YOUR INSTRUCTIONS
Output the first line of the listing and each line after it, up to and including the line that contains "from matplotlib.transforms import Affine2D", exactly as written, minus the pictures.

▬▬▬

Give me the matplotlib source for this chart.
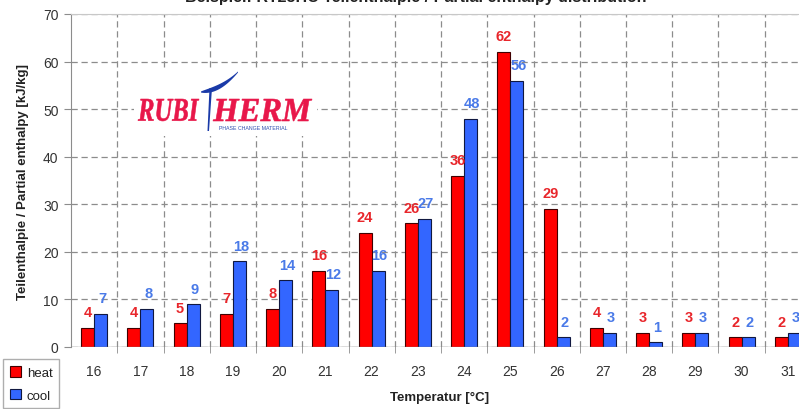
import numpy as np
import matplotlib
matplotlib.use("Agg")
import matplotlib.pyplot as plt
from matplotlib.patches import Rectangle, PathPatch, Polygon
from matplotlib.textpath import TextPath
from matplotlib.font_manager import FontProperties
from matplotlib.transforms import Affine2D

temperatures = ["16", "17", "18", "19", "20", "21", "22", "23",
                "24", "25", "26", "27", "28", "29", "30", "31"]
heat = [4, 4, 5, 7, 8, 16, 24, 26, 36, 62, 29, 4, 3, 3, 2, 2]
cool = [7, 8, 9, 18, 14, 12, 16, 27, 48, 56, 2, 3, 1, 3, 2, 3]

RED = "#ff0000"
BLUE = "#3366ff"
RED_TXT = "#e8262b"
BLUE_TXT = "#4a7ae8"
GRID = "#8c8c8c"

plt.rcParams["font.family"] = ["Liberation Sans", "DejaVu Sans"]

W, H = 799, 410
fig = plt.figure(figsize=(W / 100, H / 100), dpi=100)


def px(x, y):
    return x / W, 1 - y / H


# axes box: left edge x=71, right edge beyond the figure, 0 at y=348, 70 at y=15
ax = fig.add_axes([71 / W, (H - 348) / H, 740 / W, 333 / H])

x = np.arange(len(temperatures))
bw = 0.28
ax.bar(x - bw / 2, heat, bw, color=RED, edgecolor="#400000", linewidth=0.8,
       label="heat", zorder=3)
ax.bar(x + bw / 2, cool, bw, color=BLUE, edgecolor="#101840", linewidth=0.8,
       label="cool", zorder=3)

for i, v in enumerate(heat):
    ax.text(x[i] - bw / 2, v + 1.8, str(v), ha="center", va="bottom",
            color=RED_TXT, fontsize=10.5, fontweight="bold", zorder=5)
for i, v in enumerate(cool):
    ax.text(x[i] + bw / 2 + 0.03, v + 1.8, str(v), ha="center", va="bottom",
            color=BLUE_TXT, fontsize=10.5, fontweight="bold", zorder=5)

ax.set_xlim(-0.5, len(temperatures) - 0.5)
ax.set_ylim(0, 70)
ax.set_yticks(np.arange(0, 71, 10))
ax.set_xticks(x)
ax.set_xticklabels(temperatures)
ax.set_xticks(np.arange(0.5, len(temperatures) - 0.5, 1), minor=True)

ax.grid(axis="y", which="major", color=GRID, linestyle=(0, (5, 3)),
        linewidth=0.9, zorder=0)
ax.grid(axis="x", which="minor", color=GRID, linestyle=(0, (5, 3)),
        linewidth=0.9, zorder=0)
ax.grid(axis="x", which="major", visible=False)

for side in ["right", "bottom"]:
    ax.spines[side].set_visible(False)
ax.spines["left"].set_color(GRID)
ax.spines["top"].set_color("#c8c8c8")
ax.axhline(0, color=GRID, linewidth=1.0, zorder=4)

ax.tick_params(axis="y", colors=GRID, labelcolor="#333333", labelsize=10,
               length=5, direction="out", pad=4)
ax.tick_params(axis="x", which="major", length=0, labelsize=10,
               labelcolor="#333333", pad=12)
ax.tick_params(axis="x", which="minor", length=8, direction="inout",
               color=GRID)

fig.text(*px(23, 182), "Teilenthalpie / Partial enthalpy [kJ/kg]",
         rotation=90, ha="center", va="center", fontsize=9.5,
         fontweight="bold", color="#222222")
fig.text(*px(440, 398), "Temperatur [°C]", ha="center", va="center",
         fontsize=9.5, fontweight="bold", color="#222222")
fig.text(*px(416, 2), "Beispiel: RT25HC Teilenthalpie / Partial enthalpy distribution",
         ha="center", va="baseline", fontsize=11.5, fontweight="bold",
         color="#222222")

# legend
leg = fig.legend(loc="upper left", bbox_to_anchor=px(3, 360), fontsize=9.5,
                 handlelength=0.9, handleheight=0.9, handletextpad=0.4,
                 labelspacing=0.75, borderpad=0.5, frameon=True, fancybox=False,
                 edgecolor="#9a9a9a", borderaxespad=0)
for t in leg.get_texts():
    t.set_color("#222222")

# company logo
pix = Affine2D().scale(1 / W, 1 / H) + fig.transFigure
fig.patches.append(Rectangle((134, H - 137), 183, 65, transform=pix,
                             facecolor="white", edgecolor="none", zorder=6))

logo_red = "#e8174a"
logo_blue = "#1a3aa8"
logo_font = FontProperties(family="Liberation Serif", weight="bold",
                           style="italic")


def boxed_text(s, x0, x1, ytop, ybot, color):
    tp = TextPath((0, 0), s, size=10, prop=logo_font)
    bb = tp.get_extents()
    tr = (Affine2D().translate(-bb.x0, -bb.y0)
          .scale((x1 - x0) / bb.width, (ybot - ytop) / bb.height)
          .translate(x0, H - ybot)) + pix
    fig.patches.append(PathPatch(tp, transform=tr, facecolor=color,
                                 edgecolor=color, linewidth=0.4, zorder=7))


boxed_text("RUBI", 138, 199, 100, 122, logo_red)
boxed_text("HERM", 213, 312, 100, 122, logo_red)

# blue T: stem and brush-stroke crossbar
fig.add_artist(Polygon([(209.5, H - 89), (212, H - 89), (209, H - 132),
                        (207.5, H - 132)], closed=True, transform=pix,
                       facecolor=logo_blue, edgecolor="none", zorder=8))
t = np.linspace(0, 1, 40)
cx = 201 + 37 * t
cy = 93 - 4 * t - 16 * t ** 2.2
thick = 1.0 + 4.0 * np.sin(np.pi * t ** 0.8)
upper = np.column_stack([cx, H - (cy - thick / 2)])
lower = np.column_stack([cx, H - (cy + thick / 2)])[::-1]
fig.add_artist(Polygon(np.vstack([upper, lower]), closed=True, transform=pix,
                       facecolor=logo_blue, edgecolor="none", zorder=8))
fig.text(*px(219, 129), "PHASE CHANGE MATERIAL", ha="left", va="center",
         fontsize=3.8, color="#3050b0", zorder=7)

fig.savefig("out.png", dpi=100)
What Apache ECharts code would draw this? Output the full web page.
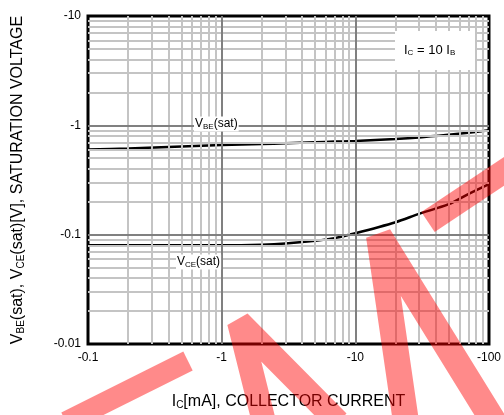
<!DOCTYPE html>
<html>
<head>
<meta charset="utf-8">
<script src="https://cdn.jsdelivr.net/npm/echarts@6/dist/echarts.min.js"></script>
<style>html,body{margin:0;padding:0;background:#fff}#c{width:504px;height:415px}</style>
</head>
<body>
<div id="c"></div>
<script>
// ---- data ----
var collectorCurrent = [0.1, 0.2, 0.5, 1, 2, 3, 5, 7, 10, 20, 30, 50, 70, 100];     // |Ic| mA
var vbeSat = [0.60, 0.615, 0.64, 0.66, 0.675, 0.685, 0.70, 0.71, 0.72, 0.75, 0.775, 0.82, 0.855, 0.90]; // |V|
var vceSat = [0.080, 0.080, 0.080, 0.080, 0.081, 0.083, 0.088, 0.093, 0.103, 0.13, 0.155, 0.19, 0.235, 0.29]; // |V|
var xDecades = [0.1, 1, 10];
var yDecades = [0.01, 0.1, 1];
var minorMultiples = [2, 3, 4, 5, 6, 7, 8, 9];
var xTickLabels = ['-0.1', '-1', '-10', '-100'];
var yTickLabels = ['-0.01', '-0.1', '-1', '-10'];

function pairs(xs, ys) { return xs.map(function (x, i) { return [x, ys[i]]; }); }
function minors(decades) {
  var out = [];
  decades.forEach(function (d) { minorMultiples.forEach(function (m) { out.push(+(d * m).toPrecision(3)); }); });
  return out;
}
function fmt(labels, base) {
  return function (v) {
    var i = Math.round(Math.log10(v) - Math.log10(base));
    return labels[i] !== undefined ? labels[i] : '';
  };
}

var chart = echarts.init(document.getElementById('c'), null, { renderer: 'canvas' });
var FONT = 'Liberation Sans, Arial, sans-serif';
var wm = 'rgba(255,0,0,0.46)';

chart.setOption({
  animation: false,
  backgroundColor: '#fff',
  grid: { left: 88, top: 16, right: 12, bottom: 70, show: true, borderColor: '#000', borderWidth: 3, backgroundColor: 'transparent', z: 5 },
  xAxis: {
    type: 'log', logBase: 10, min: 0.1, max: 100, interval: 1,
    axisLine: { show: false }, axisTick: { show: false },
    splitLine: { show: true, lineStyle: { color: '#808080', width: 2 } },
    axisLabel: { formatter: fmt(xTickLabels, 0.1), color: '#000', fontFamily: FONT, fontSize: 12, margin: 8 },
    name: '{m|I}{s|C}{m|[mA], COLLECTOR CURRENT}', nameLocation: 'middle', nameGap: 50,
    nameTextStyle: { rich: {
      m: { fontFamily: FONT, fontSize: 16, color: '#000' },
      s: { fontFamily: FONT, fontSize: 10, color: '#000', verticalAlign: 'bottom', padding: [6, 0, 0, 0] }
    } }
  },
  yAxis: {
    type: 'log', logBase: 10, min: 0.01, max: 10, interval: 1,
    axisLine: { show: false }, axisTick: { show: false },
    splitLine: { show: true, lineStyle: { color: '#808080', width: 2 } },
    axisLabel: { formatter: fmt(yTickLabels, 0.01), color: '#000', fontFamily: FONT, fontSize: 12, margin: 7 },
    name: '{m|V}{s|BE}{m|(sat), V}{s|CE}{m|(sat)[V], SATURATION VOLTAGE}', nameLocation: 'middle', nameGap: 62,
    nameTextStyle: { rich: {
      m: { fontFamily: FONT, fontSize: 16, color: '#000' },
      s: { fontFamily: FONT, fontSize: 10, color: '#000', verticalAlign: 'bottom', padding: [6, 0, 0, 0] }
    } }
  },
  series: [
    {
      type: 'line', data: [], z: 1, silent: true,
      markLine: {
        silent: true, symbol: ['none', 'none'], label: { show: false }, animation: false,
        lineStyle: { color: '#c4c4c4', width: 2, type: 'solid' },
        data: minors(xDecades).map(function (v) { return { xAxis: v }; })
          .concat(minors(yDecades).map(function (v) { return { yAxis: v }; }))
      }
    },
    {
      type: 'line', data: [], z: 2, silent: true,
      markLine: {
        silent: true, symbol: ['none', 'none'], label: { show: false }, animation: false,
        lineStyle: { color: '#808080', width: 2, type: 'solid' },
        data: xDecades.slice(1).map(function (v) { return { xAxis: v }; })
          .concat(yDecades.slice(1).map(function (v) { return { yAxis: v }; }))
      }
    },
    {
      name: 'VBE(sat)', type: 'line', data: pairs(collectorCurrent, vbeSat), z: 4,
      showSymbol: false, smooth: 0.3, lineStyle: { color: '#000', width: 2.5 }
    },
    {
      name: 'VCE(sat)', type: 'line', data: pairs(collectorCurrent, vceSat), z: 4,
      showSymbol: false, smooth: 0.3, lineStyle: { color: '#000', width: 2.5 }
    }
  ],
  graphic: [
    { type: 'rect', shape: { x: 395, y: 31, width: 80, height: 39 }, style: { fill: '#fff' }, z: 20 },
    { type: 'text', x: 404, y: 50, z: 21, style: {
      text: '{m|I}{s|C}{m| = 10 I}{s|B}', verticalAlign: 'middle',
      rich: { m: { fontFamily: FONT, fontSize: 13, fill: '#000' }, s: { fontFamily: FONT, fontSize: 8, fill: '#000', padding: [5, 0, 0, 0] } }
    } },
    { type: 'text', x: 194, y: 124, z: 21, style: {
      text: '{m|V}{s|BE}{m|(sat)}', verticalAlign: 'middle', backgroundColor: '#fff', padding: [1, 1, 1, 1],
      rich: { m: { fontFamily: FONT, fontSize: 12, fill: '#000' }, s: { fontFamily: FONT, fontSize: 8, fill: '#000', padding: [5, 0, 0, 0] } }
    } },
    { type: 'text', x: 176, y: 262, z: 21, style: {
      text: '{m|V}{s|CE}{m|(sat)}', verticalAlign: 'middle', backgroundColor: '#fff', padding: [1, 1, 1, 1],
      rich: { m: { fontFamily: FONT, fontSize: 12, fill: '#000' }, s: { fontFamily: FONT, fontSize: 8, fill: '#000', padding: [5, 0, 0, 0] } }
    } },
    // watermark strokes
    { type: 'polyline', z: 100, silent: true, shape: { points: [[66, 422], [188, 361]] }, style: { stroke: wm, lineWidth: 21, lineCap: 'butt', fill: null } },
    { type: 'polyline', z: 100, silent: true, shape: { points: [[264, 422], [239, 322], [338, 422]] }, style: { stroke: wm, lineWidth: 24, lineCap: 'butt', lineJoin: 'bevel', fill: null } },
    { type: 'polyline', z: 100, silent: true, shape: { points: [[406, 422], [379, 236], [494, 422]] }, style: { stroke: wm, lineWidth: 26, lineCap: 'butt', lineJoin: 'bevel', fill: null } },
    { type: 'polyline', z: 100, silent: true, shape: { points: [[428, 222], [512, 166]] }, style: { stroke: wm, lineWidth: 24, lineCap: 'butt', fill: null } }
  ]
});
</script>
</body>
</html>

▬▬▬

EXERCISE RESPONSE
Give me the matplotlib source for this chart.
import numpy as np
import matplotlib
matplotlib.use("Agg")
import matplotlib.pyplot as plt
from matplotlib.patches import Rectangle, PathPatch, Polygon
from matplotlib.textpath import TextPath
from matplotlib.font_manager import FontProperties
from matplotlib.transforms import Affine2D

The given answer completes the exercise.